LIVRE : Eux de Claire Castillon - 2014

9782823603651,0-2004110Claire Castillon a bien raison d'exister. Ses ficelles sont un peu grosses, sa punk-attitude un peu adolescente, mais le fait est que, souvent, ses livres apportent un sain contre-champ aux nazeries maternantes de ses contempraines. Il est question ici, en effet, de maternité, d'une jeune femme qui attend son premier môme sous le regard paternaliste et oppressant des "héréditaires", l'armée des proches, amis, collègues et voisins tous prêts à lui dispenser conseils, critiques et désapprobations sur sa manière d'envisager la maternité.
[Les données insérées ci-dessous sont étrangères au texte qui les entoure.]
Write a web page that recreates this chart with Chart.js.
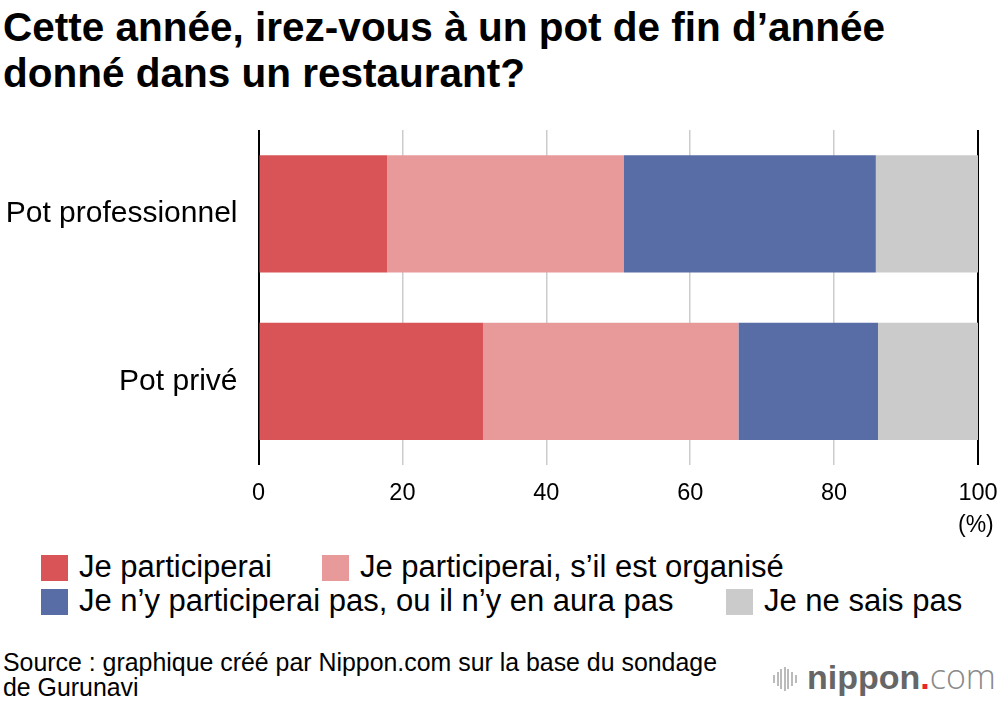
<!DOCTYPE html>
<html>
<head>
<meta charset="utf-8">
<script src="https://cdn.jsdelivr.net/npm/chart.js@4.4.1/dist/chart.umd.min.js"></script>
<style>
  body { margin: 0; background: #fff; font-family: "Liberation Sans", Arial, sans-serif; color: #000; }
  #page { position: relative; width: 1000px; height: 702px; overflow: hidden; }
  #title { position: absolute; left: 3px; top: 4px; font-size: 40.5px; font-weight: bold; line-height: 46px; white-space: nowrap; }
  #wrap { position: absolute; left: 0; top: 120px; width: 1000px; height: 420px; }
  #unit { position: absolute; left: 958px; top: 511px; font-size: 23px; }
  #legend { position: absolute; left: 0; top: 550px; font-size: 31px; }
  .item { position: absolute; white-space: nowrap; line-height: 30px; }
  .item span { display: inline-block; width: 27px; height: 26px; vertical-align: -4px; margin-right: 11px; }
  #source { position: absolute; left: 3px; top: 650px; font-size: 24.9px; line-height: 25px; white-space: nowrap; }
  #logo { position: absolute; left: 773px; top: 659px; height: 34px; font-size: 34px; line-height: 34px; color: #666; white-space: nowrap; }
  #logo .ic { display: inline-block; width: 26px; height: 24px; margin-right: 8px; position: relative; vertical-align: -2px; }
  #logo .ic i { position: absolute; width: 2px; background: #bbb; }
  #logo .t { font-weight: bold; }
  #logo .dot { color: #e8262a; font-weight: bold; }
  #logo .com { color: #8a8a8a; font-family: "Open Sans", sans-serif; font-weight: 300; }
</style>
</head>
<body>
<div id="page">
  <div id="title">Cette année, irez-vous à un pot de fin d’année<br>donné dans un restaurant?</div>
  <div id="wrap"><canvas id="chart"></canvas></div>
  <div id="unit">(%)</div>
  <div id="legend"></div>
  <div id="source">Source : graphique créé par Nippon.com sur la base du sondage<br>de Gurunavi</div>
  <div id="logo"><span class="ic"></span><span class="t">nippon</span><span class="dot">.</span><span class="com">com</span></div>
</div>
<script>
const categories = ["Pot professionnel", "Pot privé"];
const seriesNames = ["Je participerai", "Je participerai, s’il est organisé", "Je n’y participerai pas, ou il n’y en aura pas", "Je ne sais pas"];
const participerai = [17.9, 31.2];
const siOrganise = [32.9, 35.5];
const participeraiPas = [35.0, 19.4];
const neSaisPas = [14.2, 13.9];
const xTicks = [0, 20, 40, 60, 80, 100];

const colors = ["#d95457", "#e89a9b", "#586ca6", "#cbcbcb"];
const values = [participerai, siOrganise, participeraiPas, neSaisPas];

const canvas = document.querySelector("#chart");

// kill the automatic label-overflow padding so the plot area lands where we want
const noPad = axis => {
    axis.paddingLeft = 0; axis.paddingRight = 0;
    axis.paddingTop = 0; axis.paddingBottom = 0;
};

const chart = new Chart(canvas, {
    type: 'bar',
    data: {
        labels: categories,
        datasets: values.map((v, i) => ({
            label: seriesNames[i],
            data: v,
            backgroundColor: colors[i],
            borderWidth: 0,
            barPercentage: 0.7,
            categoryPercentage: 1
        }))
    },
    options: {
        indexAxis: 'y',
        responsive: true,
        maintainAspectRatio: false,
        animation: false,
        layout: { padding: { top: 10, right: 22, left: 0, bottom: 0 } },
        plugins: { legend: { display: false }, tooltip: { enabled: false } },
        scales: {
            x: {
                stacked: true,
                min: 0,
                max: 100,
                afterBuildTicks: axis => { axis.ticks = xTicks.map(v => ({ value: v })); },
                afterFit: axis => { axis.height = 75; noPad(axis); },
                border: { display: false },
                grid: {
                    drawTicks: false,
                    color: c => (c.tick.value === 0 || c.tick.value === 100) ? "#000" : "#cccccc",
                    lineWidth: c => (c.tick.value === 0 || c.tick.value === 100) ? 2 : 1.5
                },
                ticks: { color: "#000", padding: 14, maxRotation: 0, font: { family: "Liberation Sans", size: 23.5 } }
            },
            y: {
                stacked: true,
                afterFit: axis => { axis.width = 258.5; noPad(axis); },
                border: { display: false },
                grid: { display: false },
                ticks: { color: "#000", padding: 13, font: { family: "Liberation Sans", size: 30 } }
            }
        }
    }
});

// custom legend laid out like the reference
const legendPos = [[41, 2], [322, 2], [41, 36], [726, 36]];
const legend = document.querySelector("#legend");
chart.data.datasets.forEach((ds, i) => {
    const el = document.createElement("div");
    el.className = "item";
    el.style.left = legendPos[i][0] + "px";
    el.style.top = legendPos[i][1] + "px";
    el.innerHTML = `<span style="background:${ds.backgroundColor}"></span>${ds.label}`;
    legend.appendChild(el);
});

// little sound-wave mark of the logo
const barH = [8, 14, 20, 24, 20, 14, 8];
const ic = document.querySelector("#logo .ic");
barH.forEach((h, i) => {
    const b = document.createElement("i");
    b.style.left = (i * 3.6) + "px";
    b.style.top = ((24 - h) / 2) + "px";
    b.style.height = h + "px";
    ic.appendChild(b);
});
</script>
</body>
</html>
Armée de fâcheux que Castillon décrit depuis le point de vue de son héroïne, femme effectivement peu dans les normes quand il s'agit de devenir mère : en plein doute sur ses sentiments envers le père, en opposition frontale avec une mère tellement cynique qu'elle en devient insupportable, assez floue sur son avenir, elle assume pourtant parfaitement ce qu'elle est. A travers son monologue chaotique, Castillon pointe l'enfer que constituent les autres, dans une logorrhée infernale, terriblement juste, qui condamne la bien-pensance et les clichés sur la grossesse et la femme d'aujourd'hui.

Un livre féministe, donc, si on veut, appelons ça comme ça ; mais qui irait à l'inverse du féminisme traditionnel, et rejoindrait plutôt une vision à la Despentes, dans sa façon de frapper façon tomahawk sur l'angélisme des mômans crognonnes. Vivre avec les autres est une épreuve, porter un enfant en augmente encore l'horreur. La dame va assez loin dans la violence des sentiments, grâce à une écriture vraiment très convaincante, slamée, enlevée, très rapide, faite d'impressions, de bouts de dialogues, de mille petits faits narrés en quelques mots mais qui en disent long sur les rapports humains. Dans le meilleur des cas, on dirait du Céline redigéré à l'aune de l'ère sms, dans le pire c'est un peu démonstratif et ça manque parfois de sincérité ; comme si Castillon écrivait dans un autre style que le sien, comme si son livre était un peu trop fabriqué pour être honnête. Mais restons sur les meilleures pages (la première moitié du roman, en gros), et reconnaissons que Castillon a tout de même une façon unique de travailler sa "musique-brouhaha du monde", et livre un texte glacial et violent sur la difficulté à être heureux dans la société normée qui est la nôtre. Un roman bobo ? peut-être un peu, allez. Mais un roman d'une belle frontalité, et qui renvoie pas mal de clichés dans les orties.